Pour une certaine profondeur maximale atteinte au cours de la plongée, il faut choisir le tableau correspondant. Ensuite, il faut déterminer la ligne correspondant à la durée de la plongée jusqu’à la décision de remontée. On lit ensuite dans les colonnes suivantes : la durée des paliers (éventuels) aux différentes profondeurs (3 mètres, 6 mètres, 9 mètres, etc.) Les deux informations finales sont le groupe de plongée successive (GPS) (utile en cas de multiples plongées dans la même journée) et la durée totale de remontée (le temps que le plongeur mettra pour remonter, paliers compris). Ces deux informations seront abordées au niveau 2.
Prenons l’exemple d’une palanquée qui descend à 12 mètres de profondeur pour y explorer la faune. Il faut donc lire le tableau « 12 mètres ». Considérons que la palanquée décide de remonter au bout de 30 minutes. Il faut donc lire la ligne « 30 minutes ». On n’y lit rien dans la colonne « 3 m ». Qu’est-ce que cela veut dire ? La valeur est la durée du palier à effectuer à 3 mètres. Comme la plongée est courte et peu profonde (rappelez-vous de la courbe de sécurité), il n’y a aucun palier à effectuer ! Les plongeurs peuvent remonter directement à la surface.
Considérons maintenant que la même palanquée est restée au fond pendant 2 heures et 30 minutes (pour l’exemple uniquement, car en pratique c’est très peu probable). Il faut donc lire la ligne « 2h30 ». On lit « 4 » dans la colonne « 3 m » : les plongeurs devront effectuer un palier de 4 minutes à 3 mètres.
Prenons l’exemple d’une palanquée qui descend à 18 mètres de profondeur pour y explorer quelques rochers. Il faut donc lire le tableau « 18 mètres ». Considérons que la palanquée décide de remonter au bout de 60 minutes (ce qui est déjà une plongée assez longue). Il faut donc lire la ligne « 60 minutes ». On lit « 5 » dans la colonne « 3 m » : les plongeurs devront effectuer un palier de 5 minutes à 3 mètres.

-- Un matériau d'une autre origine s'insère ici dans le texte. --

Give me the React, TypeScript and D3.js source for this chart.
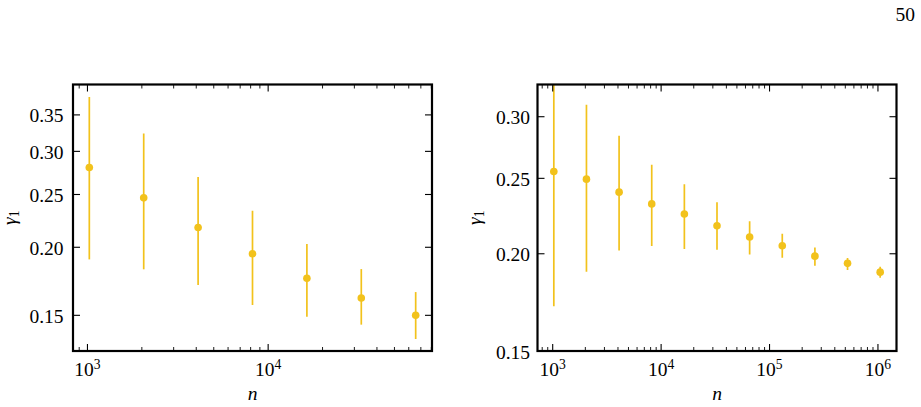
import React from "react";
import * as d3 from "d3";

// γ1 estimates vs. system size n with lower/upper error bounds, two runs
const N_LEFT = [1024, 2048, 4096, 8192, 16384, 32768, 65536];
const GAMMA_LEFT = [0.2802, 0.2465, 0.2175, 0.1946, 0.1754, 0.1614, 0.15];
const LOW_LEFT = [0.19, 0.1822, 0.1705, 0.1567, 0.1491, 0.1442, 0.1357];
const HIGH_LEFT = [0.3776, 0.3237, 0.2691, 0.2335, 0.2027, 0.1824, 0.1655];

const N_RIGHT = [1024, 2048, 4096, 8192, 16384, 32768, 65536, 131072, 262144, 524288, 1048576];
const GAMMA_RIGHT = [0.2551, 0.2494, 0.24, 0.2318, 0.225, 0.2173, 0.2102, 0.2048, 0.1986, 0.1944, 0.1894];
const LOW_RIGHT = [0.1712, 0.1896, 0.202, 0.2047, 0.2028, 0.2024, 0.1996, 0.1976, 0.193, 0.1906, 0.1863];
const HIGH_RIGHT = [0.339, 0.3109, 0.2836, 0.2602, 0.2457, 0.233, 0.2202, 0.2122, 0.2038, 0.1975, 0.1924];

const YTICKS_LEFT = [0.15, 0.2, 0.25, 0.3, 0.35];
const YTICKS_RIGHT = [0.15, 0.2, 0.25, 0.3];
const YDOMAIN_LEFT: [number, number] = [0.129, 0.398];
const YDOMAIN_RIGHT: [number, number] = [0.15, 0.33];

const PAGE_NUMBER = "50";

const COLOR = "#f2c21c";
const FS = 19.5;
const TEXT_STYLE: React.CSSProperties = {
  fontFamily: '"Liberation Serif", "DejaVu Serif", "Times New Roman", Times, serif',
  fontSize: FS,
};

type PanelProps = {
  id: string;
  x0: number;
  x1: number;
  y0: number;
  y1: number;
  ns: number[];
  vals: number[];
  lows: number[];
  highs: number[];
  yTicks: number[];
  yDomain: [number, number];
  labelGap: number;
  yLabelX: number;
};

// x limits: data range padded by 5% in log space
function logPadded(ns: number[]): [number, number] {
  const lo = Math.log10(d3.min(ns)!);
  const hi = Math.log10(d3.max(ns)!);
  const pad = (hi - lo) * 0.05;
  return [Math.pow(10, lo - pad), Math.pow(10, hi + pad)];
}

function Panel(p: PanelProps) {
  const xs = d3.scaleLog().domain(logPadded(p.ns)).range([p.x0, p.x1]);
  const ys = d3.scaleLog().domain(p.yDomain).range([p.y1, p.y0]);
  const [dlo, dhi] = xs.domain();
  const major: number[] = [];
  const minor: number[] = [];
  for (let e = Math.floor(Math.log10(dlo)); e <= Math.ceil(Math.log10(dhi)); e++) {
    for (let m = 1; m <= 9; m++) {
      const v = m * Math.pow(10, e);
      if (v < dlo || v > dhi) continue;
      (m === 1 ? major : minor).push(v);
    }
  }
  const majLen = 7;
  const minLen = 4;
  const cx = (p.x0 + p.x1) / 2;
  const cy = (p.y0 + p.y1) / 2;
  return (
    <g>
      <defs>
        <clipPath id={p.id}>
          <rect x={p.x0} y={p.y0} width={p.x1 - p.x0} height={p.y1 - p.y0} />
        </clipPath>
      </defs>
      <g clipPath={`url(#${p.id})`}>
        {p.ns.map((n, i) => (
          <g key={n}>
            <line
              x1={xs(n)}
              x2={xs(n)}
              y1={ys(p.lows[i])}
              y2={ys(p.highs[i])}
              stroke={COLOR}
              strokeWidth={1.7}
            />
            <circle cx={xs(n)} cy={ys(p.vals[i])} r={3.8} fill={COLOR} />
          </g>
        ))}
      </g>
      {/* inward ticks on all four sides */}
      {major.map((v) => (
        <g key={"M" + v} stroke="#000" strokeWidth={1.1}>
          <line x1={xs(v)} x2={xs(v)} y1={p.y1} y2={p.y1 - majLen} />
          <line x1={xs(v)} x2={xs(v)} y1={p.y0} y2={p.y0 + majLen} />
        </g>
      ))}
      {minor.map((v) => (
        <g key={"m" + v} stroke="#000" strokeWidth={0.9}>
          <line x1={xs(v)} x2={xs(v)} y1={p.y1} y2={p.y1 - minLen} />
          <line x1={xs(v)} x2={xs(v)} y1={p.y0} y2={p.y0 + minLen} />
        </g>
      ))}
      {p.yTicks.map((v) => (
        <g key={"y" + v} stroke="#000" strokeWidth={1.1}>
          <line x1={p.x0} x2={p.x0 + majLen} y1={ys(v)} y2={ys(v)} />
          <line x1={p.x1} x2={p.x1 - majLen} y1={ys(v)} y2={ys(v)} />
        </g>
      ))}
      <rect
        x={p.x0}
        y={p.y0}
        width={p.x1 - p.x0}
        height={p.y1 - p.y0}
        fill="none"
        stroke="#000"
        strokeWidth={2.2}
      />
      {p.yTicks.map((v) => (
        <text
          key={"yl" + v}
          x={p.x0 - p.labelGap}
          y={ys(v) + 7.5}
          textAnchor="end"
          style={TEXT_STYLE}
          fill="#000"
        >
          {d3.format(".2f")(v)}
        </text>
      ))}
      {major.map((v) => (
        <text
          key={"xl" + v}
          x={xs(v)}
          y={p.y1 + 25}
          textAnchor="middle"
          style={TEXT_STYLE}
          fill="#000"
        >
          10
          <tspan style={{ fontSize: FS * 0.7 }} dy={-7}>
            {Math.round(Math.log10(v))}
          </tspan>
        </text>
      ))}
      <text
        x={cx}
        y={p.y1 + 49}
        textAnchor="middle"
        style={{ ...TEXT_STYLE, fontStyle: "italic" }}
        fill="#000"
      >
        n
      </text>
      <text
        transform={`translate(${p.yLabelX},${cy}) rotate(-90)`}
        textAnchor="middle"
        style={TEXT_STYLE}
        fill="#000"
      >
        <tspan style={{ fontStyle: "italic" }}>γ</tspan>
        <tspan style={{ fontSize: FS * 0.7 }} dy={3}>
          1
        </tspan>
      </text>
    </g>
  );
}

export default function App() {
  return (
    <svg
      width={921}
      height={407}
      style={{ position: "absolute", left: 0, top: 0, background: "#fff" }}
    >
      <rect x={0} y={0} width={921} height={407} fill="#fff" />
      <text x={915} y={20.5} textAnchor="end" style={TEXT_STYLE} fill="#000">
        {PAGE_NUMBER}
      </text>
      <Panel
        id="clipL"
        x0={73}
        x1={432}
        y0={84.5}
        y1={351}
        ns={N_LEFT}
        vals={GAMMA_LEFT}
        lows={LOW_LEFT}
        highs={HIGH_LEFT}
        yTicks={YTICKS_LEFT}
        yDomain={YDOMAIN_LEFT}
        labelGap={9.5}
        yLabelX={16}
      />
      <Panel
        id="clipR"
        x0={537.5}
        x1={896.5}
        y0={84.5}
        y1={351}
        ns={N_RIGHT}
        vals={GAMMA_RIGHT}
        lows={LOW_RIGHT}
        highs={HIGH_RIGHT}
        yTicks={YTICKS_RIGHT}
        yDomain={YDOMAIN_RIGHT}
        labelGap={7.5}
        yLabelX={481}
      />
    </svg>
  );
}
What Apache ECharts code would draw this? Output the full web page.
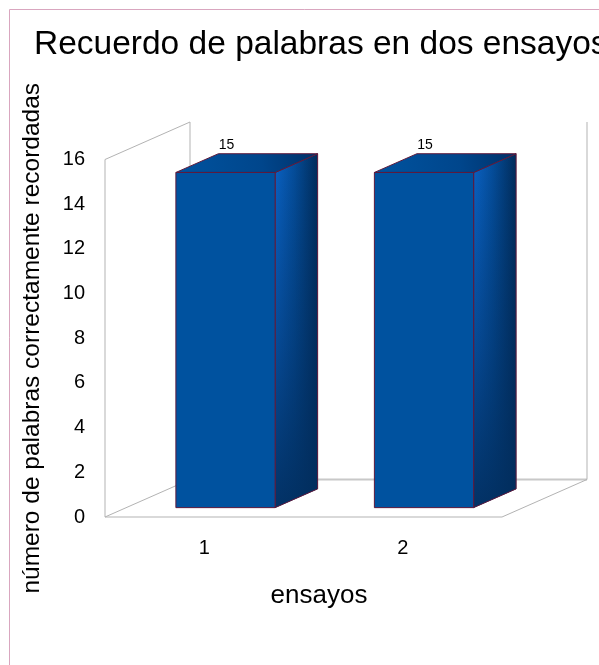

Considérons maintenant que la même palanquée est restée au fond pendant 1 heure et 5 minutes. Il faut donc lire la ligne « 1h05 ». On lit « 8 » dans la colonne « 3 m » : les plongeurs devront effectuer un palier de 8 minutes à 3 mètres, ce qui commence à être long !
Les paliers obligatoires et les paliers de sécurité
Il n’y a pas de moyen de décompression imposé par la loi. Le plongeur est libre d’utiliser un ordinateur de plongée (de son choix) ou les tables de décompression (la version de son choix).
Nous avons vu que dans le cas d’une plongée un peu longue et profonde, le moyen de décompression indiquera des paliers. Ces paliers sont obligatoires, c’est-à-dire que le plongeur doit impérativement les suivre.
Dans le cas de plongées peu profondes ou courtes, nous avons vu que le moyen de décompression peut n’imposer aucun palier. Il est pourtant recommandé d’effectuer un palier quand même, dit palier de sécurité, de 3 minutes à 3 mètres. Ce palier n’est pas obligatoire mais recommandé et pratiqué par la majorité des organismes de plongée.
Certains ordinateurs rappellent ce palier à l’utilisateur, en indiquant par exemple « SAFE STOP » avec un décompte des 3 minutes lorsque le plongeur arrive dans la zone des 3 mètres. Si le plongeur décide de ne pas faire ce palier, l’ordinateur arrête le décompte.